Task objective: All of the material below is to be restated word for word, apart from the pictures.
┄┄┄┄┄┄
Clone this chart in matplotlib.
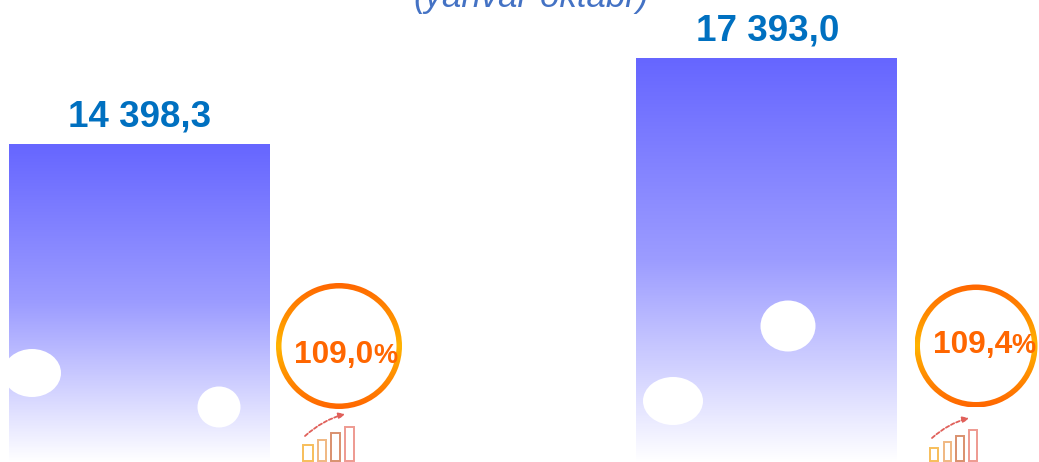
import numpy as np
import matplotlib
matplotlib.use("Agg")
import matplotlib.pyplot as plt
from matplotlib.colors import LinearSegmentedColormap
from matplotlib.patches import Ellipse, Wedge, Rectangle, FancyArrowPatch

periods = ["2022", "2023"]
values = [14398.3, 17393.0]
value_labels = ["14 398,3", "17 393,0"]
growth_labels = ["109,0", "109,4"]
title_text = "(yanvar-oktabr)"

W, H = 1039, 462
plt.rcParams["font.family"] = ["Liberation Sans", "DejaVu Sans"]
fig = plt.figure(figsize=(W / 100, H / 100), dpi=100, facecolor="white")

# value axes: bars share a truncated baseline below the visible picture
ax = fig.add_axes([0, 0, 1, 1])
ax.set_xlim(-0.2215, 1.4345)
ax.set_ylim(3312, 19420)
ax.axis("off")
bars = ax.bar(range(len(values)), values, width=0.4145, color="none", edgecolor="none")
bar_cmap = LinearSegmentedColormap.from_list("b", ["#6666FF", "#9C9CFF", "#FFFFFF"], N=256)
for bar in bars:
    x0, w, top = bar.get_x(), bar.get_width(), bar.get_height()
    im = ax.imshow(np.linspace(0, 1, 256)[:, None], cmap=bar_cmap, aspect="auto",
                   extent=[x0, x0 + w, 3312, top], origin="upper", zorder=1)
    im.set_clip_path(bar)
ax.set_xlim(-0.2215, 1.4345)
ax.set_ylim(3312, 19420)

# overlay in picture pixels
ov = fig.add_axes([0, 0, 1, 1], facecolor="none")
ov.set_xlim(0, W)
ov.set_ylim(H, 0)
ov.axis("off")

for cx, cy, ew, eh in [(32, 373, 58, 48), (219, 407, 43, 41), (788, 326, 55, 51), (673, 401, 60, 48)]:
    ov.add_patch(Ellipse((cx, cy), ew, eh, fc="white", ec="none", zorder=3))

ring_cmap = LinearSegmentedColormap.from_list("r", ["#FF6600", "#FF8C00", "#FFB400", "#FF8C00", "#FF6600"])
for cx, cy, r, t in [(339, 346, 63, 5.5), (976, 346, 61.5, 5.5)]:
    im = ov.imshow(np.linspace(0, 1, 256)[:, None], cmap=ring_cmap, aspect="auto",
                   extent=[cx - r, cx + r, cy + r, cy - r], zorder=4)
    w = Wedge((cx, cy), r, 0, 360, width=t, transform=ov.transData, fc="none", ec="none")
    ov.add_patch(w)
    im.set_clip_path(w)
ov.set_xlim(0, W)
ov.set_ylim(H, 0)

# value labels
ov.text(139.5, 126, value_labels[0], ha="center", va="baseline", fontsize=26.5,
        fontweight="bold", color="#0070C0", zorder=5)
ov.text(767.5, 40, value_labels[1], ha="center", va="baseline", fontsize=26.5,
        fontweight="bold", color="#0070C0", zorder=5)
ov.text(531.5, 7, title_text, ha="center", va="baseline", fontsize=25,
        style="italic", color="#4472C4", zorder=5)

# growth labels
for lab, x, xp, y in [(growth_labels[0], 294, 373, 363), (growth_labels[1], 933, 1011, 353)]:
    ov.text(x, y, lab, ha="left", va="baseline", fontsize=22.8, fontweight="bold", color="#FF6600", zorder=6)
    ov.text(xp, y, "%", ha="left", va="baseline", fontsize=19.5, fontweight="bold", color="#FF6600", zorder=6)

# small growth icons
cols = ["#F7BE5A", "#F0B882", "#D9906E", "#EE9A90"]
icons = [
    ([(303, 10, 445), (318, 8, 440), (331, 9, 433), (345, 9, 427)], (305, 436), (345, 414)),
    ([(930, 8, 448), (944, 7, 442), (956, 8, 436), (969, 8, 430)], (932, 438), (969, 418)),
]
for rects, a, b in icons:
    for (x, w, y), c in zip(rects, cols):
        ov.add_patch(Rectangle((x, y), w, 461 - y, fc="white", ec=c, lw=1.4, zorder=5))
    ov.add_patch(FancyArrowPatch(a, b, connectionstyle="arc3,rad=-0.12", arrowstyle="-|>", mutation_scale=9,
                                 shrinkA=0, shrinkB=0, color="#E0605A", lw=1.3, ls=(0, (2, 1.2)), zorder=5))

fig.savefig("out.png", dpi=100, facecolor="white")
┄┄┄┄┄┄
Task answer:
Clone this chart in matplotlib.
import numpy as np
import matplotlib
matplotlib.use("Agg")
import matplotlib.pyplot as plt
from matplotlib.colors import LinearSegmentedColormap
from matplotlib.patches import Ellipse, Wedge, Rectangle, FancyArrowPatch

periods = ["2022", "2023"]
values = [14398.3, 17393.0]
value_labels = ["14 398,3", "17 393,0"]
growth_labels = ["109,0", "109,4"]
title_text = "(yanvar-oktabr)"

W, H = 1039, 462
plt.rcParams["font.family"] = ["Liberation Sans", "DejaVu Sans"]
fig = plt.figure(figsize=(W / 100, H / 100), dpi=100, facecolor="white")

# value axes: bars share a truncated baseline below the visible picture
ax = fig.add_axes([0, 0, 1, 1])
ax.set_xlim(-0.2215, 1.4345)
ax.set_ylim(3312, 19420)
ax.axis("off")
bars = ax.bar(range(len(values)), values, width=0.4145, color="none", edgecolor="none")
bar_cmap = LinearSegmentedColormap.from_list("b", ["#6666FF", "#9C9CFF", "#FFFFFF"], N=256)
for bar in bars:
    x0, w, top = bar.get_x(), bar.get_width(), bar.get_height()
    im = ax.imshow(np.linspace(0, 1, 256)[:, None], cmap=bar_cmap, aspect="auto",
                   extent=[x0, x0 + w, 3312, top], origin="upper", zorder=1)
    im.set_clip_path(bar)
ax.set_xlim(-0.2215, 1.4345)
ax.set_ylim(3312, 19420)

# overlay in picture pixels
ov = fig.add_axes([0, 0, 1, 1], facecolor="none")
ov.set_xlim(0, W)
ov.set_ylim(H, 0)
ov.axis("off")

for cx, cy, ew, eh in [(32, 373, 58, 48), (219, 407, 43, 41), (788, 326, 55, 51), (673, 401, 60, 48)]:
    ov.add_patch(Ellipse((cx, cy), ew, eh, fc="white", ec="none", zorder=3))

ring_cmap = LinearSegmentedColormap.from_list("r", ["#FF6600", "#FF8C00", "#FFB400", "#FF8C00", "#FF6600"])
for cx, cy, r, t in [(339, 346, 63, 5.5), (976, 346, 61.5, 5.5)]:
    im = ov.imshow(np.linspace(0, 1, 256)[:, None], cmap=ring_cmap, aspect="auto",
                   extent=[cx - r, cx + r, cy + r, cy - r], zorder=4)
    w = Wedge((cx, cy), r, 0, 360, width=t, transform=ov.transData, fc="none", ec="none")
    ov.add_patch(w)
    im.set_clip_path(w)
ov.set_xlim(0, W)
ov.set_ylim(H, 0)

# value labels
ov.text(139.5, 126, value_labels[0], ha="center", va="baseline", fontsize=26.5,
        fontweight="bold", color="#0070C0", zorder=5)
ov.text(767.5, 40, value_labels[1], ha="center", va="baseline", fontsize=26.5,
        fontweight="bold", color="#0070C0", zorder=5)
ov.text(531.5, 7, title_text, ha="center", va="baseline", fontsize=25,
        style="italic", color="#4472C4", zorder=5)

# growth labels
for lab, x, xp, y in [(growth_labels[0], 294, 373, 363), (growth_labels[1], 933, 1011, 353)]:
    ov.text(x, y, lab, ha="left", va="baseline", fontsize=22.8, fontweight="bold", color="#FF6600", zorder=6)
    ov.text(xp, y, "%", ha="left", va="baseline", fontsize=19.5, fontweight="bold", color="#FF6600", zorder=6)

# small growth icons
cols = ["#F7BE5A", "#F0B882", "#D9906E", "#EE9A90"]
icons = [
    ([(303, 10, 445), (318, 8, 440), (331, 9, 433), (345, 9, 427)], (305, 436), (345, 414)),
    ([(930, 8, 448), (944, 7, 442), (956, 8, 436), (969, 8, 430)], (932, 438), (969, 418)),
]
for rects, a, b in icons:
    for (x, w, y), c in zip(rects, cols):
        ov.add_patch(Rectangle((x, y), w, 461 - y, fc="white", ec=c, lw=1.4, zorder=5))
    ov.add_patch(FancyArrowPatch(a, b, connectionstyle="arc3,rad=-0.12", arrowstyle="-|>", mutation_scale=9,
                                 shrinkA=0, shrinkB=0, color="#E0605A", lw=1.3, ls=(0, (2, 1.2)), zorder=5))

fig.savefig("out.png", dpi=100, facecolor="white")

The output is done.